Hugo consegue trazer a noiva da
Alemanha e, como as terras russas produzem para ele tanta riqueza, decide se
casar e ficar no país estrangeiro. A história é recheada de diálogos
interessantes que não deixam o leitor perdido, mas ajudam a desenhar mais
nitidamente o caráter de cada personagem – muito do próprio Hugo é definido por
essas conversas. Muitos desses diálogos são gogolianos, causam riso, e também o
é a descrição da noiva de Hugo. Acontece, porém, que o Hugo não para de pôr sua
“vontade de ferro” em prática, mas em terra russa. Depois de somado um bom
valor, o Tchítchkov alemão – é assim mesmo que o narrador se refere a ele –,
sai das Almas Mortas para tomar posse daquilo que o dinheiro pode comprar; uma
propriedade em que poderia trabalhar para si mesmo. Irredutível por sua
vontade, Hugo quer dificultar a vida do vizinho atrapalhado Safrênytch ao
impedir seu “acesso ao mundo”, trancando de vez o portão de saída. Numa rápida
batalha judicial, o alemão é condenado a pagar pela clausura de Safrênytch. Daí
então duas vontades são postas em jogo, a russa que quer se aproveitar do
evento para extrair dinheiro, e a do alemão, que não quer ceder para não perder
de vista sua vontade de ferro. Hugo é o estrangeiro que caiu numa trama
gogolina, e o cabo de força entre as duas existências, russa e alemã, é a força
principal da história de Leskov.
Vale lembrar como surge a história
do narrador testemunha (o narrador de Khadji-murat, de Tolstoi, evoca sua
história de forma parecida, mas, a partir disso, há diferenças significativas)

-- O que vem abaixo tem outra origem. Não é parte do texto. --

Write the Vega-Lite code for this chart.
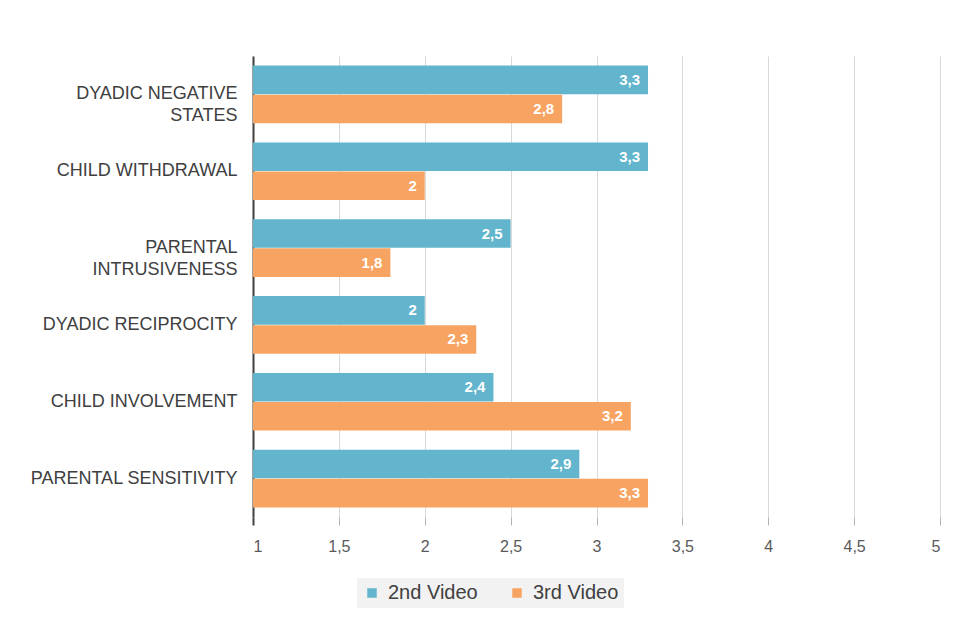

e o ato de narrar cumpre o papel da experiência para os ouvintes. Sobre essa
natureza da narrativa ainda conservada em Leskov, Benjamin comenta que “ela tem
sempre em si, às vezes de forma latente, uma dimensão utilitária” (1987,
p. 200).
Elena Vássina comenta como era
difícil a posição de Leskov no meio literário; o autor tinha o poder de não
agradar a ninguém e – como aconteceu não só na autocracia, mas também no
período soviético – teve textos proibidos pela censura. Essa incompreensão da
crítica está intimamente ligada ao que há de mais moderno no escritor, que
“antecipou as experiências estéticas da modernidade ao criar uma nova dimensão
da linguagem literária, surpreendente e peculiar, rica e pitoresca, plena de
regionalismos, de jargão profissional, mesclando expressões do eslavo
eclesiástico e da fala popular” (1987, p. 204). Leskov encontraria em Víktor
Chklóvski, importante formalista russo, um leitor atento a essa
desautomatização da linguagem (grosso modo, a linguagem não cotidiana do texto
literário, segundo os formalistas) por conta de suas inovações literárias. Em Vontade
de ferro, encontra-se a expressão “rastejar” deslocada de seu sentido original,
o que gera no leitor e na trama, usando o recorrente termo de Chklóvksi, um
estranhamento.
No posfácio da edição brasileira
de Vontade de ferro, Francisco de Araújo comenta que, quando perguntavam a
Leskov de onde tirava suas histórias, ele respondia: “deste baú”. Por isso,
como era de se esperar do experiente narrador Leskov, ainda segundo o tradutor,
o alemão de fato existiu, como consta em sua biografia. Vontade de ferro, como
se disse acima, teve sua primeira publicação em 1876. Teria uma segunda edição
publicada em 1942, “quando corria o décimo terceiro mês do bloqueio militar
alemão à cidade de Leningrado” (1987, p. 159). Trata-se, pelo seu tema, de um
livro que falou e participou da história russa e que chega agora para os
leitores brasileiros.
Os livros citados neste texto são:
LESKOV, Nikolai. Vontade de
ferro. São Paulo: Edições Jabuticaba, 2020.
LESKOV, Nikolai. A fraude e
outras histórias. São Paulo: Editora 34, 2012.
LESKOV, Nikolai. Homens
interessantes e outras histórias. São Paulo: Editora 34, 2012.
BENJAMIN, Walter. Magia e
técnica, arte e política. São Paulo: Editora Brasiliense, 1987.